CONTAINER ID IMAGE COMMAND CREATED STATUS PORTS NAMES
9ef0d8cfc721 allegroai/clearml-agent-services:latest "/usr/agent/entrypoi…" About an hour ago Up About an hour clearml-agent-services
11a5d2041fb1 allegroai/clearml:latest "/opt/clearml/wrappe…" About an hour ago Up About an hour 8008/tcp, 8080-8081/tcp, 0.0.0.0:8080->80/tcp, :::8080->80/tcp clearml-webserver
f8fb56da4c77 allegroai/clearml:latest "/opt/clearml/wrappe…" About an hour ago Up About an hour 0.0.0.0:8008->8008/tcp, :::8008->8008/tcp, 8080-8081/tcp clearml-apiserver
fa3285bddd1a allegroai/clearml:latest "/opt/clearml/wrappe…" About an hour ago Up About an hour 8008/tcp, 8080/tcp, 0.0.0.0:8081->8081/tcp, :::8081->8081/tcp clearml-fileserver
f47a9774497f redis:5.0 "docker-entrypoint.s…" About an hour ago Up About an hour 6379/tcp clearml-redis
5aed2c482329 docker.elastic.co/elasticsearch/elasticsearch:7.6.2 "/usr/local/bin/dock…" About an hour ago Up About an hour 9200/tcp, 9300/tcp clearml-elastic
7ff1047655f6 mongo:3.6.5 "docker-entrypoint.s…" About an hour ago Up About an hour 27017/tcp clearml-mongo
@jkhenning
In relation to the issue of requiring the agent-services service needing secret keys that need to be set in environment variables.

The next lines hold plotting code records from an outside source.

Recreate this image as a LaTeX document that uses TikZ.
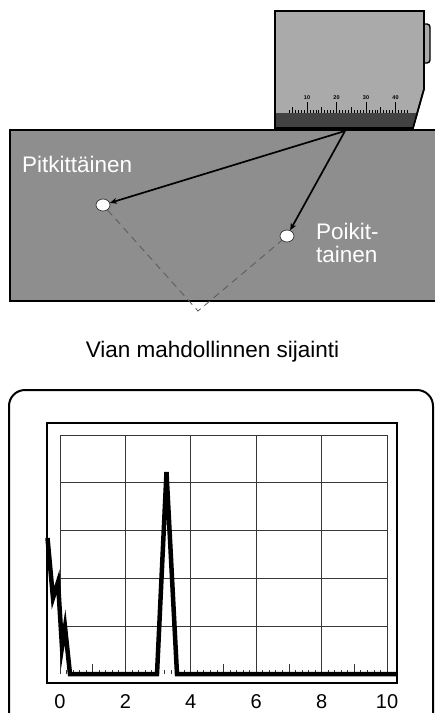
\documentclass[tikz,border=0pt]{standalone}
\usepackage{fontspec}
\setmainfont{Liberation Sans}
\usetikzlibrary{arrows.meta,shapes.geometric}
\definecolor{blockgray}{RGB}{142,142,142}
\definecolor{probegray}{RGB}{170,170,170}
\definecolor{wedgedark}{RGB}{66,66,66}
\definecolor{gridgray}{RGB}{55,55,55}
\tikzset{
  flaw/.style={ellipse, draw=black!75, line width=0.8pt, fill=white, minimum width=14pt, minimum height=12pt, inner sep=0pt},
  beam/.style={line width=1.7pt, -{Stealth[length=7pt,width=6pt]}},
  locus/.style={draw=black!65, line width=0.8pt, dash pattern=on 7pt off 5pt},
  whitelabel/.style={text=white, inner sep=0pt, font=\fontsize{22.5}{24}\selectfont},
  caption/.style={inner sep=0pt, font=\fontsize{22.5}{24}\selectfont},
  axislabel/.style={inner sep=0pt, anchor=base, font=\fontsize{20}{22}\selectfont},
  rulerlabel/.style={inner sep=0pt, anchor=base, font=\bfseries\fontsize{5.5}{6}\selectfont},
  gridline/.style={draw=gridgray, line width=0.8pt},
  trace/.style={line width=4.5pt, line join=miter, miter limit=20},
}
\begin{document}
\begin{tikzpicture}[x=1pt,y=-1pt]
\useasboundingbox (0,0) rectangle (435,713);
\clip (0,0) rectangle (435,713);

% test block
\draw[fill=blockgray, line width=2.5pt] (10,130) rectangle (445,301);

% angle probe: housing, wedge and cable tab
\draw[fill=probegray, line width=1.4pt, rounded corners=3pt] (424,24) -- (430,24) -- (430,63) -- (424,63);
\draw[fill=probegray, line width=1.6pt] (275,11) -- (424,11) -- (424,89) -- (413,128) -- (275,128) -- cycle;
\fill[wedgedark] (276,113) -- (417.2,113) -- (413,128) -- (276,128) -- cycle;
\draw[line width=1.6pt] (424,89) -- (413,128) -- (275,128) -- (275,11);

% scale on the probe
\foreach \u in {4,...,44}{
  \pgfmathsetmacro{\xx}{277.5+2.95*\u}
  \pgfmathsetmacro{\hh}{ifthenelse(mod(\u,10)==0,11,ifthenelse(mod(\u,5)==0,6,3))}
  \draw[line width=0.7pt] (\xx,113) -- ++(0,-\hh);
}
\foreach \u in {10,20,30,40}{
  \pgfmathsetmacro{\xx}{277.5+2.95*\u}
  \node[rulerlabel] at (\xx,99) {\u};
}

% beam paths to the flaws
\coordinate (src) at (345,131);
\node[flaw] (d1) at (103,205) {};
\node[flaw] (d2) at (287,236) {};
\coordinate (apex) at (198,311);
\draw[locus] (d1) -- (apex) -- (d2);
\draw[beam] (src) -- (d1);
\draw[beam] (src) -- (d2);

\node[whitelabel, anchor=base west] (lab1) at (22,172) {Pitkittäinen};
\node[whitelabel, anchor=base west] (lab2a) at (316,239) {Poikit-};
\node[whitelabel, anchor=base west] (lab2b) at (316,262) {tainen};

\node[caption, anchor=base] (cap) at (212.5,357) {Vian mahdollinnen sijainti};

% flaw detector display
\draw[line width=2pt, rounded corners=16pt] (9,390) rectangle (433,730);
\draw[line width=1.8pt] (47,423) rectangle (397,683);

\foreach \gx in {60,125.4,190.8,256.2,321.6,387}{
  \draw[gridline] (\gx,435) -- (\gx,674);
}
\foreach \gy in {435,482.8,530.6,578.4,626.2}{
  \draw[gridline] (60,\gy) -- (387,\gy);
}
% baseline ticks
\foreach \k in {1,...,49}{
  \pgfmathsetmacro{\xx}{60+6.54*\k}
  \pgfmathsetmacro{\hh}{ifthenelse(mod(\k,10)==5,10,4)}
  \draw[gridline] (\xx,674) -- ++(0,-\hh);
}

% received signal
\draw[trace] (47.5,538) -- (53,598) -- (58,582) -- (62,647) -- (65,627) -- (70,674)
  -- (157,674) -- (166.5,472) -- (177,674) -- (397,674);

% time axis
\foreach \gx/\t in {60/0,125.4/2,190.8/4,256.2/6,321.6/8,387/10}{
  \node[axislabel] at (\gx,708) {\t};
}
\end{tikzpicture}
\end{document}
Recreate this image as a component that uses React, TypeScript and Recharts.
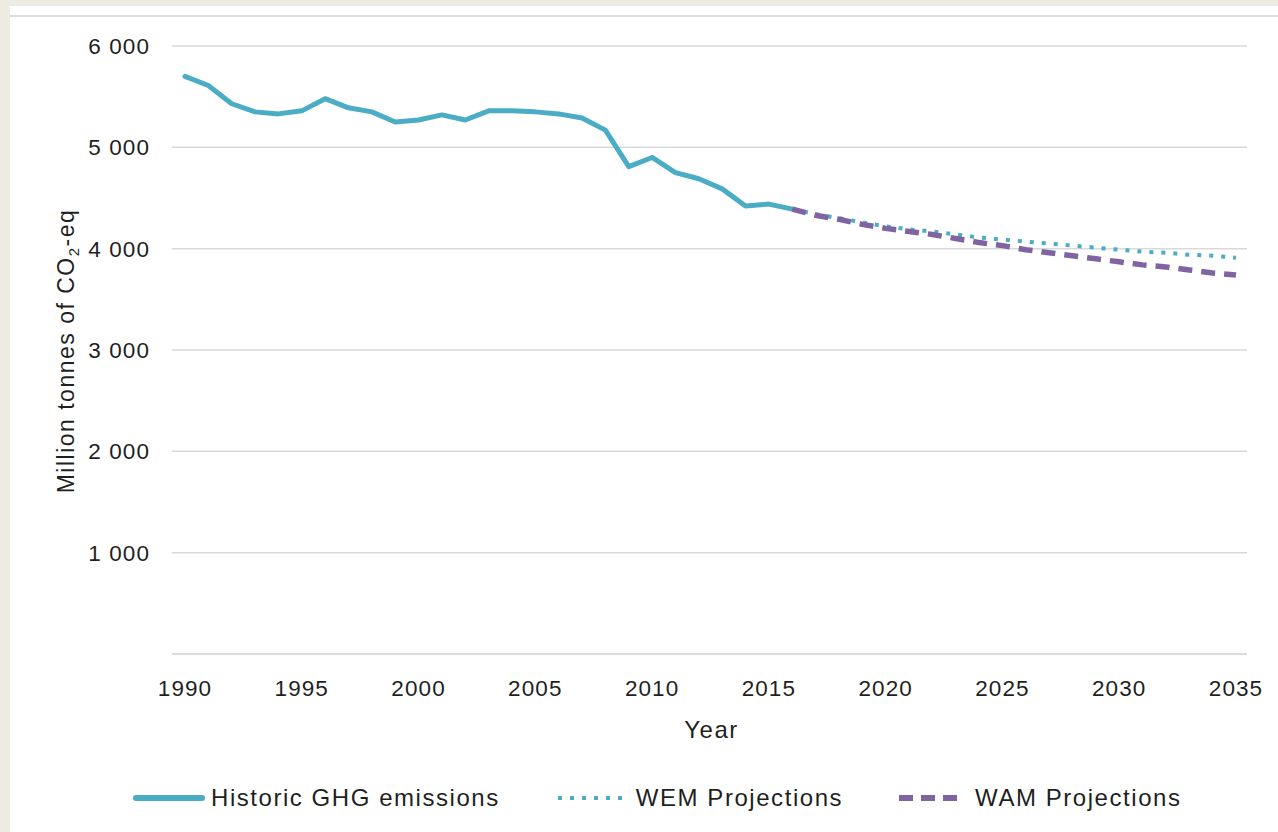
import React from 'react';
import { LineChart, Line, XAxis, YAxis, CartesianGrid, Legend } from 'recharts';

// historic inventory 1990-2016
const histYears = [1990, 1991, 1992, 1993, 1994, 1995, 1996, 1997, 1998, 1999, 2000, 2001, 2002, 2003, 2004, 2005, 2006, 2007, 2008, 2009, 2010, 2011, 2012, 2013, 2014, 2015, 2016];
const historic = [5700, 5610, 5430, 5350, 5330, 5360, 5480, 5390, 5350, 5250, 5270, 5320, 5270, 5360, 5360, 5350, 5330, 5290, 5170, 4810, 4900, 4750, 4690, 4590, 4420, 4440, 4390];

// projections 2016-2035
const projYears = [2016, 2017, 2018, 2019, 2020, 2021, 2022, 2023, 2024, 2025, 2026, 2027, 2028, 2029, 2030, 2031, 2032, 2033, 2034, 2035];
const wem = [4390, 4340, 4300, 4260, 4220, 4190, 4170, 4140, 4110, 4090, 4070, 4050, 4030, 4010, 3990, 3970, 3960, 3940, 3930, 3910];
const wam = [4390, 4330, 4290, 4240, 4200, 4170, 4140, 4100, 4060, 4030, 3990, 3960, 3930, 3900, 3870, 3840, 3820, 3790, 3760, 3740];

const xTicks = [1990, 1995, 2000, 2005, 2010, 2015, 2020, 2025, 2030, 2035];
const yTicks = [1000, 2000, 3000, 4000, 5000, 6000];

const TEAL = '#4bacc6';
const PURPLE = '#8064a2';
const TEXT = '#1f1f1f';
const FONT = '"Liberation Sans", Arial, sans-serif';

const allYears = Array.from(new Set([...histYears, ...projYears])).sort((a, b) => a - b);
const data = allYears.map(y => {
  const hi = histYears.indexOf(y);
  const pi = projYears.indexOf(y);
  return {
    year: y,
    historic: hi >= 0 ? historic[hi] : null,
    wem: pi >= 0 ? wem[pi] : null,
    wam: pi >= 0 ? wam[pi] : null,
  };
});

const fmt = (v: number) => v === 0 ? '0' : `${Math.floor(v / 1000)} ${String(v % 1000).padStart(3, '0')}`;

const legendItems = [
  { name: 'Historic GHG emissions', color: TEAL, dash: undefined, width: 6, cap: 'round', len: 72, gap: 6, after: 55 },
  { name: 'WEM Projections', color: TEAL, dash: '4 8', width: 4, cap: 'butt', len: 73, gap: 8, after: 53 },
  { name: 'WAM Projections', color: PURPLE, dash: '14 8', width: 6, cap: 'butt', len: 67, gap: 12, after: 0 },
];

const renderLegend = () => (
  <div style={{ display: 'flex', alignItems: 'center', height: 40, marginLeft: 123, fontFamily: FONT, fontSize: 24, letterSpacing: 1.55, color: TEXT }}>
    {legendItems.map(it => (
      <div key={it.name} style={{ display: 'flex', alignItems: 'center', marginRight: it.after }}>
        <svg width={it.len} height={12} style={{ marginRight: it.gap }}>
          <line x1={3} y1={6} x2={it.len - 3} y2={6} stroke={it.color} strokeWidth={it.width} strokeDasharray={it.dash} strokeLinecap={it.cap as any} />
        </svg>
        <span>{it.name}</span>
      </div>
    ))}
  </div>
);

const YLabel = (props: any) => {
  const vb = props.viewBox;
  const cx = 64;
  const cy = vb.y + vb.height / 2 + 1;
  return (
    <text x={cx} y={cy} transform={`rotate(-90, ${cx}, ${cy})`} textAnchor="middle" fontFamily={FONT} fontSize={23} letterSpacing={1.5} fill={TEXT}>
      Million tonnes of CO<tspan fontSize={15} dy={5}>2</tspan><tspan dy={-5}>-eq</tspan>
    </text>
  );
};

const XLabel = (props: any) => {
  const vb = props.viewBox;
  return (
    <text x={vb.x + vb.width / 2 + 2} y={vb.y + 84} textAnchor="middle" fontFamily={FONT} fontSize={24} letterSpacing={1.5} fill={TEXT}>
      Year
    </text>
  );
};

export default function App() {
  return (
    <div style={{ position: 'absolute', left: 0, top: 0, width: 1278, height: 832, background: '#eeebe3', overflow: 'hidden' }}>
      <div style={{ position: 'absolute', left: 10, top: 6, width: 1268, height: 826, background: '#fff' }}>
        <div style={{ position: 'absolute', left: 0, top: 9, width: 1268, height: 2, background: '#dcdcdc' }} />
        <LineChart width={1268} height={826} data={data} margin={{ top: 40, right: 31, left: 62, bottom: 58 }}>
          <CartesianGrid vertical={false} stroke="#d9d9d9" strokeWidth={1.5} />
          <XAxis
            dataKey="year"
            type="number"
            domain={[1990, 2035]}
            ticks={xTicks}
            padding={{ left: 13, right: 11 }}
            height={80}
            tickLine={false}
            tickMargin={20}
            axisLine={{ stroke: '#d9d9d9', strokeWidth: 1.5 }}
            tick={{ fill: TEXT, fontSize: 22.5, fontFamily: FONT, letterSpacing: 1.1 }}
            label={<XLabel />}
          />
          <YAxis
            domain={[0, 6000]}
            ticks={yTicks}
            width={100}
            axisLine={false}
            tickLine={false}
            tickMargin={16}
            tickFormatter={fmt}
            tick={{ fill: TEXT, fontSize: 22.5, fontFamily: FONT, letterSpacing: 1.1 }}
            label={<YLabel />}
          />
          <Legend verticalAlign="bottom" content={renderLegend} wrapperStyle={{ top: 772, left: 0, width: 1268, height: 40 }} />
          <Line dataKey="historic" name="Historic GHG emissions" stroke={TEAL} strokeWidth={5} dot={false} strokeLinejoin="round" strokeLinecap="round" isAnimationActive={false} />
          <Line dataKey="wem" name="WEM Projections" stroke={TEAL} strokeWidth={4} strokeDasharray="4 8" dot={false} isAnimationActive={false} />
          <Line dataKey="wam" name="WAM Projections" stroke={PURPLE} strokeWidth={5.5} strokeDasharray="14 9" dot={false} isAnimationActive={false} />
        </LineChart>
      </div>
    </div>
  );
}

What is the safest way of doing this on a routine basis?
I mean, whilst testing and learning the deployment, the VM hosting the server will not be up 24 hours, so what is the easiest way to set this automatically without the need to set environment variables and restart the server?
Also, enhancement suggestion, it would be really great if on the profile screen where it shows current access keys, it would be really useful if you could add a column so that people can add their own description to the secret key to know what service or machine is using it. When you local machines, compute nodes, and services all requiring secret keys, it will quickly become impossible to track which key is for what purpose, unless separate records are kept. Adding a function to create a recognizable tag by the user would really help in my opinion.
Dear ClearML community,
i have issue where the ClearML Server at some point (not sure when) always trigger restart for
clearml-agent-services
and never up and running. However, the rest of the services still up and running.This event cause the ClearML Server is unreachable. Any idea? is this related to the infra config? Thanks in advance!